* START Data excerpt *

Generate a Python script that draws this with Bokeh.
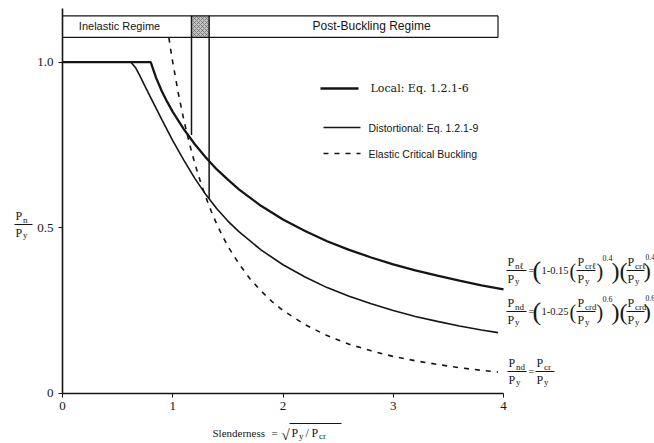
from bokeh.plotting import figure
from bokeh.models import Label, FixedTicker, Range1d
from bokeh.embed import file_html
from bokeh.resources import INLINE

# ---------------- data ----------------
x_ticks = [0, 1, 2, 3, 4]
x_tick_labels = ["0", "1", "2", "3", "4"]
y_ticks = [0, 0.5, 1.0]
y_tick_labels = ["0", "0.5", "1.0"]

local_x = [0.0, 0.80, 0.85, 0.9, 0.95, 1.0, 1.1, 1.2, 1.3, 1.4, 1.5, 1.6, 1.8, 2.0,
           2.2, 2.4, 2.6, 2.8, 3.0, 3.2, 3.4, 3.6, 3.8, 4.0]
local_y = [1.0, 1.0, 0.952, 0.913, 0.880, 0.850, 0.798, 0.752, 0.712, 0.676, 0.645,
           0.616, 0.566, 0.525, 0.490, 0.459, 0.433, 0.410, 0.389, 0.371, 0.355, 0.340, 0.326, 0.314]

dist_x = [0.0, 0.62, 0.66, 0.7, 0.75, 0.8, 0.9, 1.0, 1.1, 1.2, 1.3, 1.4, 1.5, 1.6, 1.8,
          2.0, 2.2, 2.4, 2.6, 2.8, 3.0, 3.2, 3.4, 3.6, 3.8, 3.95]
dist_y = [1.0, 1.0, 0.985, 0.960, 0.926, 0.893, 0.827, 0.763, 0.704, 0.649, 0.600,
          0.557, 0.520, 0.488, 0.433, 0.388, 0.351, 0.319, 0.293, 0.270, 0.250, 0.232, 0.217,
          0.203, 0.191, 0.183]

elastic_x = [0.965, 0.98, 1.0, 1.05, 1.1, 1.15, 1.2, 1.25, 1.3, 1.35, 1.4, 1.45, 1.5, 1.6, 1.7,
             1.8, 1.9, 2.0, 2.2, 2.4, 2.6, 2.8, 3.0, 3.2, 3.4, 3.6, 3.8, 3.95]
elastic_y = [1.074, 1.041, 1.0, 0.907, 0.826, 0.756, 0.694, 0.640, 0.592, 0.549, 0.510, 0.476,
             0.444, 0.391, 0.346, 0.309, 0.277, 0.250, 0.207, 0.174, 0.148, 0.128, 0.111,
             0.098, 0.087, 0.077, 0.069, 0.064]

regime_x = [1.17, 1.33]          # limits of the transition band
regime_line_bottom = [0.78, 0.59]
header_bottom = 1.075
header_top = 1.14
header_right = 3.95
y_axis_top = 1.162

legend_names = ["Local: Eq. 1.2.1-6", "Distortional: Eq. 1.2.1-9", "Elastic Critical Buckling"]
regime_names = ["Inelastic Regime", "Post-Buckling Regime"]

# ---------------- figure ----------------
W, H = 654, 443
XS = 110.25      # pixels per x unit
YS = 331.0       # pixels per y unit
LEFT = 62.0      # canvas px of x = 0
BOTTOM = 50.3    # canvas px (from bottom) of y = 0
OFF = 0          # page offset of the canvas

p = figure(width=W, height=H, output_backend="svg", toolbar_location=None,
           x_range=Range1d(-LEFT / XS, (W - LEFT) / XS),
           y_range=Range1d(-BOTTOM / YS, (H - BOTTOM) / YS),
           min_border=0)
p.outline_line_color = None
p.grid.visible = False
p.background_fill_color = "white"

INK = "#151515"
SERIF = "Liberation Serif"
SANS = "Liberation Sans"

for ax in (p.xaxis, p.yaxis):
    ax.fixed_location = 0
    ax.axis_line_color = INK
    ax.axis_line_width = 1.6
    ax.major_tick_line_color = INK
    ax.major_tick_out = 4
    ax.major_tick_in = 0
    ax.minor_tick_line_color = None
    ax.major_label_text_font = SERIF
    ax.major_label_text_font_size = "13px"
    ax.major_label_text_color = INK
    ax.major_label_standoff = 5
p.xaxis.bounds = (0, x_ticks[-1])
p.xaxis.ticker = FixedTicker(ticks=x_ticks)
p.xaxis.major_label_overrides = {t: s for t, s in zip(x_ticks, x_tick_labels)}
p.yaxis.bounds = (0, y_axis_top)
p.yaxis.ticker = FixedTicker(ticks=y_ticks)
p.yaxis.major_label_overrides = {t: s for t, s in zip(y_ticks, y_tick_labels)}

# ---------------- curves ----------------
p.line(dist_x, dist_y, line_color=INK, line_width=1.6)
p.line(local_x, local_y, line_color=INK, line_width=2.3)
p.line(elastic_x, elastic_y, line_color=INK, line_width=1.6, line_dash="5 6")

# regime band + header
p.quad(left=[regime_x[0]], right=[regime_x[1]], bottom=[header_bottom], top=[header_top],
       fill_color="#b5b5b5", fill_alpha=0.8, hatch_pattern="x", hatch_color="#555555",
       hatch_scale=4, hatch_alpha=0.6, line_color=None)
p.segment(x0=regime_x, y0=[header_top, header_top], x1=regime_x, y1=regime_line_bottom,
          line_color=INK, line_width=1.5)
p.segment(x0=[0, 0, header_right], y0=[header_top, header_bottom, header_bottom],
          x1=[header_right, header_right, header_right], y1=[header_top, header_bottom, header_top],
          line_color=INK, line_width=1.2)


# ---------------- helpers for text in page pixels ----------------
def at(X, Y):
    """page pixel -> data coordinates"""
    return ((X - OFF - LEFT) / XS, (H + OFF - BOTTOM - Y) / YS)


def lab(X, Y, text, size, font=SERIF, align="left", baseline="middle"):
    x, y = at(X, Y)
    p.add_layout(Label(x=x, y=y, text=text, text_font=font, text_font_size=f"{size}px",
                       text_align=align, text_baseline=baseline, text_color=INK))


def hline(X0, X1, Y, width=1.0):
    x0, y0 = at(X0, Y)
    x1, _ = at(X1, Y)
    p.segment(x0=[x0], y0=[y0], x1=[x1], y1=[y0], line_color=INK, line_width=width)


def frac(X, Ybar, num_sub, den_sub="y", w=19, size=12, sub=9):
    lab(X, Ybar - 2, "P", size, baseline="bottom")
    lab(X + 7.5, Ybar, num_sub, sub, baseline="bottom")
    hline(X - 1, X + w, Ybar, 1.0)
    lab(X, Ybar + 1.5, "P", size, baseline="top")
    lab(X + 7.5, Ybar + 5, den_sub, sub, baseline="top")


# header texts
lab(119, 25, regime_names[0], 11, font=SANS, align="center")
lab(312, 25, regime_names[1], 12, font=SANS)

# legend
lx0, ly = at(320, 88)
lx1, _ = at(358, 88)
p.segment(x0=[lx0], y0=[ly], x1=[lx1], y1=[ly], line_color=INK, line_width=2.3)
lab(370, 88, legend_names[0], 11, font="DejaVu Serif")
lx0, ly = at(323, 127)
lx1, _ = at(360, 127)
p.segment(x0=[lx0], y0=[ly], x1=[lx1], y1=[ly], line_color=INK, line_width=1.6)
lab(368, 127, legend_names[1], 10.5, font=SANS)
lx0, ly = at(323, 153)
lx1, _ = at(360, 153)
p.segment(x0=[lx0], y0=[ly], x1=[lx1], y1=[ly], line_color=INK, line_width=1.6, line_dash="5 6")
lab(368, 153, legend_names[2], 10.5, font=SANS)

# y axis label  Pn / Py
frac(15, 224, "n", w=17)

# x axis label  Slenderness = sqrt(Py / Pcr)
lab(212, 432, "Slenderness", 11)
lab(274, 432, "=", 11, align="center")
lab(281, 434, "\u221a", 15, align="left")
hline(289, 341, 423, 1.0)
lab(291, 432, "P", 12)
lab(298.5, 435, "y", 9)
lab(305, 432, "/", 12)
lab(311, 432, "P", 12)
lab(318.5, 435, "cr", 9)

# equation 1 (local)
Yb = 270
frac(507, Yb, "n\u2113")
lab(528, Yb, "=", 10)
lab(532, Yb, "(", 26)
lab(541, Yb, "1-0.15", 10.5)
lab(569, Yb, "(", 20)
frac(577, Yb, "cr\u2113", w=18)
lab(596, Yb, ")", 20)
lab(602, Yb - 13, "0.4", 8)
lab(611, Yb, ")(", 24)
frac(627, Yb, "cr\u2113", w=17)
lab(643, Yb, ")", 22)
lab(645, Yb - 14, "0.4", 7.5)

# equation 2 (distortional)
Yb = 311
frac(507, Yb, "nd")
lab(528, Yb, "=", 10)
lab(532, Yb, "(", 26)
lab(541, Yb, "1-0.25", 10.5)
lab(569, Yb, "(", 20)
frac(577, Yb, "crd", w=18)
lab(596, Yb, ")", 20)
lab(602, Yb - 13, "0.6", 8)
lab(611, Yb, ")(", 24)
frac(627, Yb, "crd", w=17)
lab(643, Yb, ")", 22)
lab(645, Yb - 14, "0.6", 7.5)

# equation 3 (elastic)
Yb = 371
frac(508, Yb, "nd", w=18)
lab(528, Yb, "=", 10)
frac(536, Yb, "cr", w=18)

open("out.html", "w").write(file_html(p, INLINE))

* END Data excerpt *

== Work required ==
Set the lines above down again, word for word, from the first through the one containing "y_axis_top = 1.162"; pictures excluded.

== Full answer ==
Generate a Python script that draws this with Bokeh.
from bokeh.plotting import figure
from bokeh.models import Label, FixedTicker, Range1d
from bokeh.embed import file_html
from bokeh.resources import INLINE

# ---------------- data ----------------
x_ticks = [0, 1, 2, 3, 4]
x_tick_labels = ["0", "1", "2", "3", "4"]
y_ticks = [0, 0.5, 1.0]
y_tick_labels = ["0", "0.5", "1.0"]

local_x = [0.0, 0.80, 0.85, 0.9, 0.95, 1.0, 1.1, 1.2, 1.3, 1.4, 1.5, 1.6, 1.8, 2.0,
           2.2, 2.4, 2.6, 2.8, 3.0, 3.2, 3.4, 3.6, 3.8, 4.0]
local_y = [1.0, 1.0, 0.952, 0.913, 0.880, 0.850, 0.798, 0.752, 0.712, 0.676, 0.645,
           0.616, 0.566, 0.525, 0.490, 0.459, 0.433, 0.410, 0.389, 0.371, 0.355, 0.340, 0.326, 0.314]

dist_x = [0.0, 0.62, 0.66, 0.7, 0.75, 0.8, 0.9, 1.0, 1.1, 1.2, 1.3, 1.4, 1.5, 1.6, 1.8,
          2.0, 2.2, 2.4, 2.6, 2.8, 3.0, 3.2, 3.4, 3.6, 3.8, 3.95]
dist_y = [1.0, 1.0, 0.985, 0.960, 0.926, 0.893, 0.827, 0.763, 0.704, 0.649, 0.600,
          0.557, 0.520, 0.488, 0.433, 0.388, 0.351, 0.319, 0.293, 0.270, 0.250, 0.232, 0.217,
          0.203, 0.191, 0.183]

elastic_x = [0.965, 0.98, 1.0, 1.05, 1.1, 1.15, 1.2, 1.25, 1.3, 1.35, 1.4, 1.45, 1.5, 1.6, 1.7,
             1.8, 1.9, 2.0, 2.2, 2.4, 2.6, 2.8, 3.0, 3.2, 3.4, 3.6, 3.8, 3.95]
elastic_y = [1.074, 1.041, 1.0, 0.907, 0.826, 0.756, 0.694, 0.640, 0.592, 0.549, 0.510, 0.476,
             0.444, 0.391, 0.346, 0.309, 0.277, 0.250, 0.207, 0.174, 0.148, 0.128, 0.111,
             0.098, 0.087, 0.077, 0.069, 0.064]

regime_x = [1.17, 1.33]          # limits of the transition band
regime_line_bottom = [0.78, 0.59]
header_bottom = 1.075
header_top = 1.14
header_right = 3.95
y_axis_top = 1.162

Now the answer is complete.